Ms. Hobbs and Mr. Yakopin were just starting to learn the ins and outs of a long-distance relationship when Covid came along. In February 2020, Mr. Yakopin flew to Nashville to visit Ms. Hobbs. Weeks later, his plans to return to Nashville had to be canceled. But “it strengthened our relationship in a way,” Ms. Hobbs said. “Every night, sometimes for hours, we would talk on the phone about what we liked and disliked, our goals and dreams.”

Among Mr. Yakopin’s newer dreams was moving to Nashville to be with Ms. Hobbs and play music full time. That summer, he made good on it. “I thought, I’m going to make it work,” he said. He found an affordable house for rent online near Ms. Hobbs’s place and, sight unseen, packed his bags. While both reckoned with Covid and the collapse of Nashville’s live music scene, they scraped by. Mr. Yakopin sold insurance remotely and drove for Uber and DoorDash. Ms. Hobbs, who supplemented her music career as a substitute teacher before the shutdown, collected unemployment.

In 2021, when a trickle of live gigs signaled the city’s imminent revival, Mr. Yakopin’s star on the drum circuit began to rise. Before Nate Smith tapped him to join his band in May 2022, he had played venues like Webster Hall and the Ryman Auditorium with Drew Green. He still played occasionally with the Hobbs Sisters, too. “We’d use him anytime we could, selfishly,” Ms. Hobbs said. “He’s the best drummer I’ve ever worked with.”

Both were in Pennsylvania for the holidays with their families in 2021 when Mr. Yakopin proposed. Their first kiss had happened in the Hobbs family’s driveway; on Christmas Eve, he dropped to one knee and presented Ms. Hobbs with a diamond engagement ring on the same asphalt.

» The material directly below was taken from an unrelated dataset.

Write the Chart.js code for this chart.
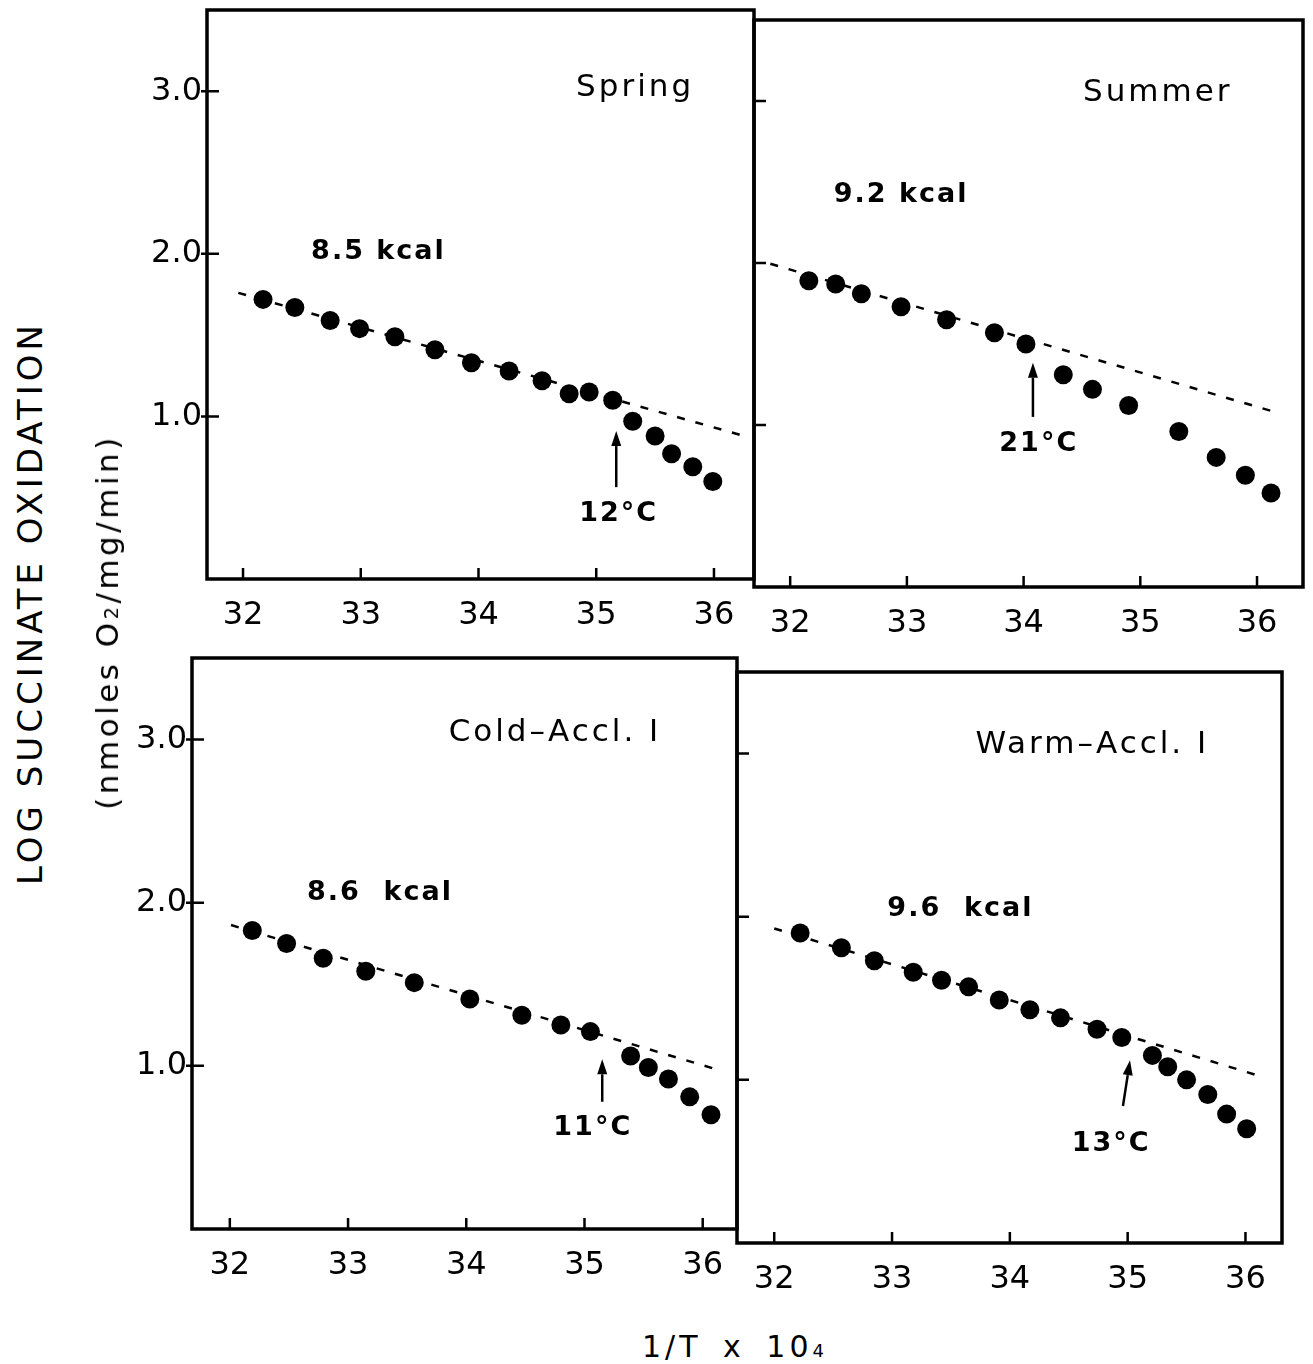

“He was trying to get the words, ‘Lauren, will you marry me?’ out, but we both had no words,” Ms. Hobbs said. When the words finally came, she felt they were spoken in exactly the right place. “It was such a great gift, because it meant I got to go inside and squeeze my mom and scream.”

On Dec. 17, Ms. Hobbs and Mr. Yakopin were married before 120 guests at Mint Springs Farm in Nolensville, Tenn. Hannah and Rachel Hobbs, in floor length black velvet dresses, were both maids of honor. Mr. Hobbs walked his daughter down a candlelit, flowered aisle to the Rev. Mark A. Stewart, a retired Methodist pastor that the Hobbs sisters know from childhood.

Ms. Hobbs, in a full-skirted strapless wedding gown with a train, and Mr. Yakopin, in a black tuxedo, wrote their own vows and exchanged them out of earshot, before the traditional ceremony. “In a sense, we’re both private people,” Ms. Hobbs said.

Before Rev. Stewart pronounced them married, Mr. Yakopin’s sisters serenaded the wedding party with the contemporary Christian hit “In Christ Alone.” Their harmonies, like the couple they were singing for, came together effortlessly.


When Dec. 17, 2022

Where Mint Springs Farm, Nolensville, Tenn.

Off Duty The couple took a break from entertaining at a post-wedding reception. Their first dance was to Matt Stell’s “Prayed For You.”

Still Close The day after the wedding, Ms. Hobbs moved out of the Nashville home she shared with her sisters (Rachel Hobbs had moved to Nashville a little after the twins) and into the house Mr. Yakopin started renting in 2020.

The Climb Milestones on the Hobbs Sisters journey to becoming country hitmakers have included opening for Charlie Daniels and Lady A.